La segunda temporada de Jackass Trump ha rehabilitado una de las teorías de los politólogos sobre el final de la democracia tal como la conocimos y disfrutamos: estamos ante una crisis de las elites dirigentes. Vamos, que, en general, nos gobiernan unos mentecatos y pazguatos.
No seré yo quien rebata este análisis, ya que sobran pruebas en la Casa Blanca o en La Moncloa, pero también sirve de coartada para los principales responsables de la decadencia actual: los ciudadanos. Con el voto o la indiferencia, somos los que permitimos que Sánchez o Mazón gobiernen. No hay mayores culpables del regreso de Trump que los propios norteamericanos, como los rusos son responsables de su Putin. «Es el pueblo el que, pudiendo escoger entre ser sometido o ser libre, rechaza la libertad y acepta el yugo», escribió Étiene deLa Boétie en 1548. Y ahí seguimos.
Cada vez más ajenos a las obligaciones cívicas y morales del ciudadano, asumimos la degradación de principios democráticos como la presunción de inocencia. Por indiferencia o sectarismo ideológico, la defendemos siempre y cuando el acusado sea de nuestra tribu, así como celebramos o criticamos las sentencias dependiendo del grado de afinidad con el condenado.
Hay millones de norteamericanos que aplauden que Trump vulnere la ley para perjudicar a los demócratas, como hay españoles a quienes les parece bien que Sánchez patrimonialice el Estado contra la derecha. Un patrón de guerra político-cultural que aplicamos también a la libertad de expresión: si el sátiro está en mi galaxia ideológica, defiendo su derecho a decir lo que le dé la gana; pero si se mofa de «mi mundo», reclamo censura y látigo.
Ejemplo de ello es el acoso judicial que sufre la revista Mongolia por parte de organizaciones como Manos Limpias, HazteOir y Abogados Cristianos, después de que, en diciembre de 2022, el ínclito Buxadé (Vox) lanzara una fatua contra su portada, en la que aparecía un belén con el niño Jesús representado por el emoticono de una caca. A pesar de que se hayan archivado hasta tres querellas, la Audiencia de Barcelona ha obligado a reabrir el caso por un delito de «ofensas a los sentimientos religiosos».
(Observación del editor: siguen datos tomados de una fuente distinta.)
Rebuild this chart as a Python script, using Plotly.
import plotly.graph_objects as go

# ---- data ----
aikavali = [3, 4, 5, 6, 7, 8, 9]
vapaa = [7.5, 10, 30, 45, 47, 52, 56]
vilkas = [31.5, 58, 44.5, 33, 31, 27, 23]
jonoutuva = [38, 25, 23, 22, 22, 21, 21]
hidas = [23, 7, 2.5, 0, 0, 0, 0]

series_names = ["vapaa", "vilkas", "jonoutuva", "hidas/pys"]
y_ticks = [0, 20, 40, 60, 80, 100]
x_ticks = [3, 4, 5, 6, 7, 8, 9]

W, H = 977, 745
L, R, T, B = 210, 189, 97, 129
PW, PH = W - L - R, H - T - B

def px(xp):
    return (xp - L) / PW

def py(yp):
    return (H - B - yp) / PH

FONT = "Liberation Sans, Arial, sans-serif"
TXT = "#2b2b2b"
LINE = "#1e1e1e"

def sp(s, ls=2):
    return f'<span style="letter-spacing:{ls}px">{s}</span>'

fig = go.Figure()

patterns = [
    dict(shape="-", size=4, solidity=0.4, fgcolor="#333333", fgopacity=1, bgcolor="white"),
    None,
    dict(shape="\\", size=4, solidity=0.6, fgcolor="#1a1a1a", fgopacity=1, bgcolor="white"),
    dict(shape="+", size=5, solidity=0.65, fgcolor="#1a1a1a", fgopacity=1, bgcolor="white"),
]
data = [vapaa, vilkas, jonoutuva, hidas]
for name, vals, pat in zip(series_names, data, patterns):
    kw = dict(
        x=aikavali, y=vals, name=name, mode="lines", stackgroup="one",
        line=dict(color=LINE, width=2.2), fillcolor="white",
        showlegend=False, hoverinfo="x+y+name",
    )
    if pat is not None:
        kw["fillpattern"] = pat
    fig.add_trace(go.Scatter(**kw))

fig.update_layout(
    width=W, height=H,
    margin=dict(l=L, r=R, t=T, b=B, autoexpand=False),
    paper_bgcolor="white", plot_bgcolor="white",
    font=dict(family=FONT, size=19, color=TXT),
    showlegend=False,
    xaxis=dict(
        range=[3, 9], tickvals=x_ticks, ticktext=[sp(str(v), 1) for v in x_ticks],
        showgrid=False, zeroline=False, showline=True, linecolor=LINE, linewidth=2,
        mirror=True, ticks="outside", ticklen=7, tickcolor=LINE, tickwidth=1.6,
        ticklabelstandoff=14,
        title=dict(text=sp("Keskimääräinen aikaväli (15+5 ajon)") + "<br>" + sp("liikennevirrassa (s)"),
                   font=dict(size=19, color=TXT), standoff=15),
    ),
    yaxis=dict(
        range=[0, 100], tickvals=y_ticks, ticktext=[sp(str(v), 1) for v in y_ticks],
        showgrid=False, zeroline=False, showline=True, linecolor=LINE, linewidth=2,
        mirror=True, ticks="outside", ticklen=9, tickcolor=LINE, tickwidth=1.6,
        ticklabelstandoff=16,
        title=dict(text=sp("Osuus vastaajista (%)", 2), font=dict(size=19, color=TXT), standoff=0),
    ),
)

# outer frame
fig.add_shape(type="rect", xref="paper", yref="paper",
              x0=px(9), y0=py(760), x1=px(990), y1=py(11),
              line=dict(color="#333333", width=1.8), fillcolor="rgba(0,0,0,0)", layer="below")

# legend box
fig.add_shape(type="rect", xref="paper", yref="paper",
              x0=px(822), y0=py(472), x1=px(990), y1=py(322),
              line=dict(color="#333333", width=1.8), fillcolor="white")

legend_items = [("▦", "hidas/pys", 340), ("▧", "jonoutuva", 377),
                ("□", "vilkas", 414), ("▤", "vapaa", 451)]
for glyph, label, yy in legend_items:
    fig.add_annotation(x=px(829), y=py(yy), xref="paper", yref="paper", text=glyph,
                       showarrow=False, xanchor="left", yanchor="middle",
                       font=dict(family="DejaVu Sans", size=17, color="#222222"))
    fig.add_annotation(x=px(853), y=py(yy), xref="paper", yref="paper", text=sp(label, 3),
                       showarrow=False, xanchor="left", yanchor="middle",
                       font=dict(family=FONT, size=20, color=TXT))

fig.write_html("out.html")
La portada en cuestión me parece de mal gusto y con la gracia en el culo, pero basta con no comprarla. En cambio, permitir el matonismo judicial de socavar a base de querellas la libertad de expresión, con argumentos de puro integrismo católico, es estar en el mismo extremo de que quienes justificaron los atentados contra Charlie Hebdo por las caricaturas de Mahoma. Los terroristas, pobres, también se decían «muy ofendidos».